■ **DIRECTIONS FOR THIS TASK**
Quote the data below in full, please, without altering anything.
— start SOURCE MATERIAL —
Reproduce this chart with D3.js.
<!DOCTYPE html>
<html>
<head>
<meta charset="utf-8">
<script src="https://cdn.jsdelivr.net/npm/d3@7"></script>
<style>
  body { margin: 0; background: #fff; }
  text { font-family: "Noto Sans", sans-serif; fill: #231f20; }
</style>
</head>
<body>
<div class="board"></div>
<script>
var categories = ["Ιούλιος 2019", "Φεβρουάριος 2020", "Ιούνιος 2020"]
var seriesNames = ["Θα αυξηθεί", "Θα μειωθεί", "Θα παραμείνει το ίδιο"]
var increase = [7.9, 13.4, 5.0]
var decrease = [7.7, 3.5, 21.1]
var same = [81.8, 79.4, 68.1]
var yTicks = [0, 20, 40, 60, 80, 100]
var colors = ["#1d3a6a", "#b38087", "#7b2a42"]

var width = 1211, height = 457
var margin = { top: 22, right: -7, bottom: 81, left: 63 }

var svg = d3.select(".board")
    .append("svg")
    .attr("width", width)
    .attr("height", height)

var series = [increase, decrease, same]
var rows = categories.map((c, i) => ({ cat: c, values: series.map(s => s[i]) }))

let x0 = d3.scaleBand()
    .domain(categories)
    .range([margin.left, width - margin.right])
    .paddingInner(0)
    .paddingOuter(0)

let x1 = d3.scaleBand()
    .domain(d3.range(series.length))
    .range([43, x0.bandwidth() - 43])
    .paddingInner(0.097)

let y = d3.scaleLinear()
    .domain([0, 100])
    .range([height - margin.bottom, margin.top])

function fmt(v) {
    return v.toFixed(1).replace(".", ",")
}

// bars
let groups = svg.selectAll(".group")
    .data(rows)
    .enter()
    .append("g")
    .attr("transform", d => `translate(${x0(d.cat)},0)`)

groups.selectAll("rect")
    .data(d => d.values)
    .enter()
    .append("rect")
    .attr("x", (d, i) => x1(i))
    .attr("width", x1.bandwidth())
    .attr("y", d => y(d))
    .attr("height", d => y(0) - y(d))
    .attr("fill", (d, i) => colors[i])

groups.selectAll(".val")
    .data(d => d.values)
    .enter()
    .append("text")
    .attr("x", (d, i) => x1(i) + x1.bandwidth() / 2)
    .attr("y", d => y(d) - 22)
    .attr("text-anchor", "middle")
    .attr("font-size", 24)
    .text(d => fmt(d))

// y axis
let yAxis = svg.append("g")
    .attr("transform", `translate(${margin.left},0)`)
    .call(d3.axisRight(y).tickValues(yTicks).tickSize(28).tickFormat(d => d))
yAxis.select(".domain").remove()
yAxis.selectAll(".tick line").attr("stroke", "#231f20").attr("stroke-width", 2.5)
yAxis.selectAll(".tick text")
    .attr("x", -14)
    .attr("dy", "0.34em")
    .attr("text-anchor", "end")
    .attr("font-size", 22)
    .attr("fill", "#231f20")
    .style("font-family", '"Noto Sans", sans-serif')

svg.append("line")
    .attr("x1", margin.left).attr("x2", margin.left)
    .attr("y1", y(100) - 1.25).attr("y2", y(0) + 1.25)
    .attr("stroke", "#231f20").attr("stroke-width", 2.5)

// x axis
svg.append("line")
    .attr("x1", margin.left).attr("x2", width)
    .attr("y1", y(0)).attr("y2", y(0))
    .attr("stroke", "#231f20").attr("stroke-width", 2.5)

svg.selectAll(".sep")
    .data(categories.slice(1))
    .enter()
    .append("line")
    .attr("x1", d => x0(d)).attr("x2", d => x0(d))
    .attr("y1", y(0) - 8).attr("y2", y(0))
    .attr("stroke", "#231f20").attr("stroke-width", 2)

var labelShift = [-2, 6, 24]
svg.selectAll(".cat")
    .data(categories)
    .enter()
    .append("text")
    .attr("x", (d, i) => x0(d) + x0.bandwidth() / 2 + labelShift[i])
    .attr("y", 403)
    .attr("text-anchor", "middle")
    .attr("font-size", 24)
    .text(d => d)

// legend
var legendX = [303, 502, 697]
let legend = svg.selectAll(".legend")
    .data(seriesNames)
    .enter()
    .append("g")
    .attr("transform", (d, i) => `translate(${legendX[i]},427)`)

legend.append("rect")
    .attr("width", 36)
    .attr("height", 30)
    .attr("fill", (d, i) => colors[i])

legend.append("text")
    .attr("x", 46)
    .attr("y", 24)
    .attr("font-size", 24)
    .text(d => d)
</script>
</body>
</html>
— end SOURCE MATERIAL —
■ **WRITTEN REPLY**
Reproduce this chart with D3.js.
<!DOCTYPE html>
<html>
<head>
<meta charset="utf-8">
<script src="https://cdn.jsdelivr.net/npm/d3@7"></script>
<style>
  body { margin: 0; background: #fff; }
  text { font-family: "Noto Sans", sans-serif; fill: #231f20; }
</style>
</head>
<body>
<div class="board"></div>
<script>
var categories = ["Ιούλιος 2019", "Φεβρουάριος 2020", "Ιούνιος 2020"]
var seriesNames = ["Θα αυξηθεί", "Θα μειωθεί", "Θα παραμείνει το ίδιο"]
var increase = [7.9, 13.4, 5.0]
var decrease = [7.7, 3.5, 21.1]
var same = [81.8, 79.4, 68.1]
var yTicks = [0, 20, 40, 60, 80, 100]
var colors = ["#1d3a6a", "#b38087", "#7b2a42"]

var width = 1211, height = 457
var margin = { top: 22, right: -7, bottom: 81, left: 63 }

var svg = d3.select(".board")
    .append("svg")
    .attr("width", width)
    .attr("height", height)

var series = [increase, decrease, same]
var rows = categories.map((c, i) => ({ cat: c, values: series.map(s => s[i]) }))

let x0 = d3.scaleBand()
    .domain(categories)
    .range([margin.left, width - margin.right])
    .paddingInner(0)
    .paddingOuter(0)

let x1 = d3.scaleBand()
    .domain(d3.range(series.length))
    .range([43, x0.bandwidth() - 43])
    .paddingInner(0.097)

let y = d3.scaleLinear()
    .domain([0, 100])
    .range([height - margin.bottom, margin.top])

function fmt(v) {
    return v.toFixed(1).replace(".", ",")
}

// bars
let groups = svg.selectAll(".group")
    .data(rows)
    .enter()
    .append("g")
    .attr("transform", d => `translate(${x0(d.cat)},0)`)

groups.selectAll("rect")
    .data(d => d.values)
    .enter()
    .append("rect")
    .attr("x", (d, i) => x1(i))
    .attr("width", x1.bandwidth())
    .attr("y", d => y(d))
    .attr("height", d => y(0) - y(d))
    .attr("fill", (d, i) => colors[i])

groups.selectAll(".val")
    .data(d => d.values)
    .enter()
    .append("text")
    .attr("x", (d, i) => x1(i) + x1.bandwidth() / 2)
    .attr("y", d => y(d) - 22)
    .attr("text-anchor", "middle")
    .attr("font-size", 24)
    .text(d => fmt(d))

// y axis
let yAxis = svg.append("g")
    .attr("transform", `translate(${margin.left},0)`)
    .call(d3.axisRight(y).tickValues(yTicks).tickSize(28).tickFormat(d => d))
yAxis.select(".domain").remove()
yAxis.selectAll(".tick line").attr("stroke", "#231f20").attr("stroke-width", 2.5)
yAxis.selectAll(".tick text")
    .attr("x", -14)
    .attr("dy", "0.34em")
    .attr("text-anchor", "end")
    .attr("font-size", 22)
    .attr("fill", "#231f20")
    .style("font-family", '"Noto Sans", sans-serif')

svg.append("line")
    .attr("x1", margin.left).attr("x2", margin.left)
    .attr("y1", y(100) - 1.25).attr("y2", y(0) + 1.25)
    .attr("stroke", "#231f20").attr("stroke-width", 2.5)

// x axis
svg.append("line")
    .attr("x1", margin.left).attr("x2", width)
    .attr("y1", y(0)).attr("y2", y(0))
    .attr("stroke", "#231f20").attr("stroke-width", 2.5)

svg.selectAll(".sep")
    .data(categories.slice(1))
    .enter()
    .append("line")
    .attr("x1", d => x0(d)).attr("x2", d => x0(d))
    .attr("y1", y(0) - 8).attr("y2", y(0))
    .attr("stroke", "#231f20").attr("stroke-width", 2)

var labelShift = [-2, 6, 24]
svg.selectAll(".cat")
    .data(categories)
    .enter()
    .append("text")
    .attr("x", (d, i) => x0(d) + x0.bandwidth() / 2 + labelShift[i])
    .attr("y", 403)
    .attr("text-anchor", "middle")
    .attr("font-size", 24)
    .text(d => d)

// legend
var legendX = [303, 502, 697]
let legend = svg.selectAll(".legend")
    .data(seriesNames)
    .enter()
    .append("g")
    .attr("transform", (d, i) => `translate(${legendX[i]},427)`)

legend.append("rect")
    .attr("width", 36)
    .attr("height", 30)
    .attr("fill", (d, i) => colors[i])

legend.append("text")
    .attr("x", 46)
    .attr("y", 24)
    .attr("font-size", 24)
    .text(d => d)
</script>
</body>
</html>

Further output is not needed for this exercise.